Further, there’s a twist to the knife. The concept of time travel is presented as another mystery to be solved, and in true Layton style, a grand conspiracy and coverup are revealed. Time travel is revealed to be a scam… and then, agonizingly and astonishingly, it is revealed again as a reality. The Professor is granted a few precious moments with the love of his life, only to have her knowingly go back in time to her death. After convincing everyone that time travel isn’t possible, he finds that it most certainly is. After telling everyone to accept that they need to move on, and demonstrating that he’s willing to forgive even in the face of great loss, he is teased with the possibility that history could yet be changed, and that maybe, just maybe, the “bad” guys were right. The axis of his world is shifted, ever so slightly, and the careful pretense of rationality that he has held to is undermined again by the delayed results of the very event that shattered his life.

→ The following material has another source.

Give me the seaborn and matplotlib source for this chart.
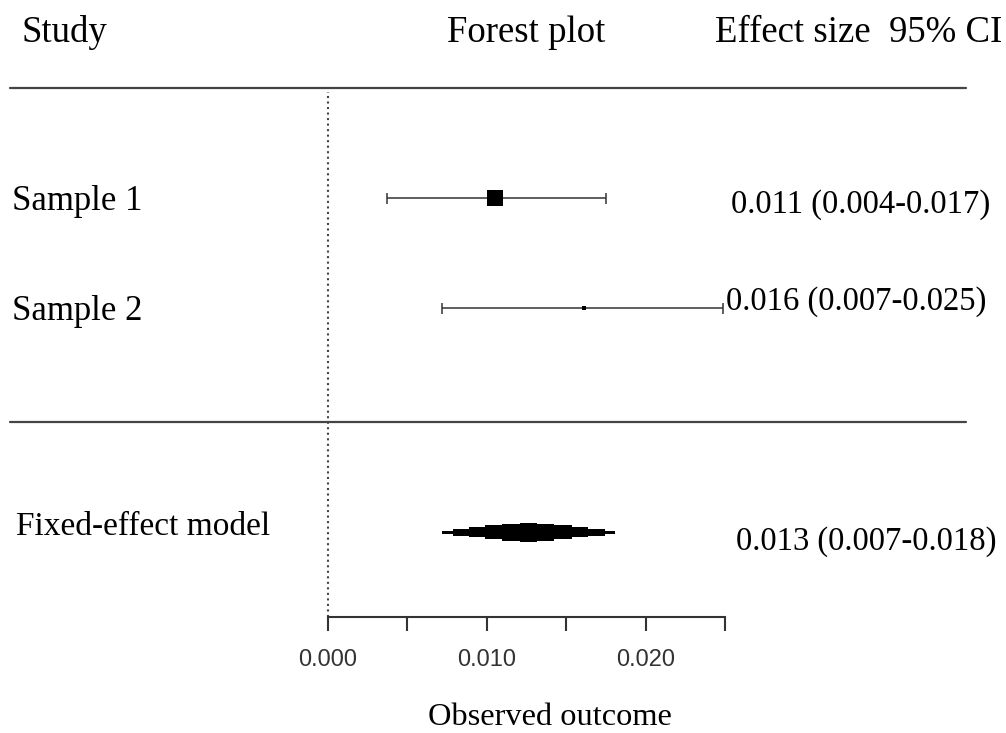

In the ending sequence, after displaying a somewhat ungentlemanly bout of agony and emotion, he is not offered solace or peace, but rather told (gently and kindly, but painfully) that in the face of his most heartbreaking loss:
“You’ll be strong… because that’s what a gentleman does.”
…and then we see him cry. A gentleman, hat in hand, beseeching the heavens for peace he knows he will not see, even as the “what if” questions continue to eat away at him.
What more can any of us do?
How many of our sorrows are ignored by throwing ourselves into distractions or puzzles that have solutions? Is this not one appeal of games, that there are solutions to the problems in-game, if only we play enough or well enough? The character arc for Hershel Layton stands in contrast to that very nature of games, intentionally subverting his oft-repeated refrain “every puzzle has an answer”.
These games have a lot of heart, especially for what could have been thinly veiled Brain Age-like games. While I find I disagree with the choice to hurt the good Professor the way they did in the third game… that I care at all is testament to the character and story.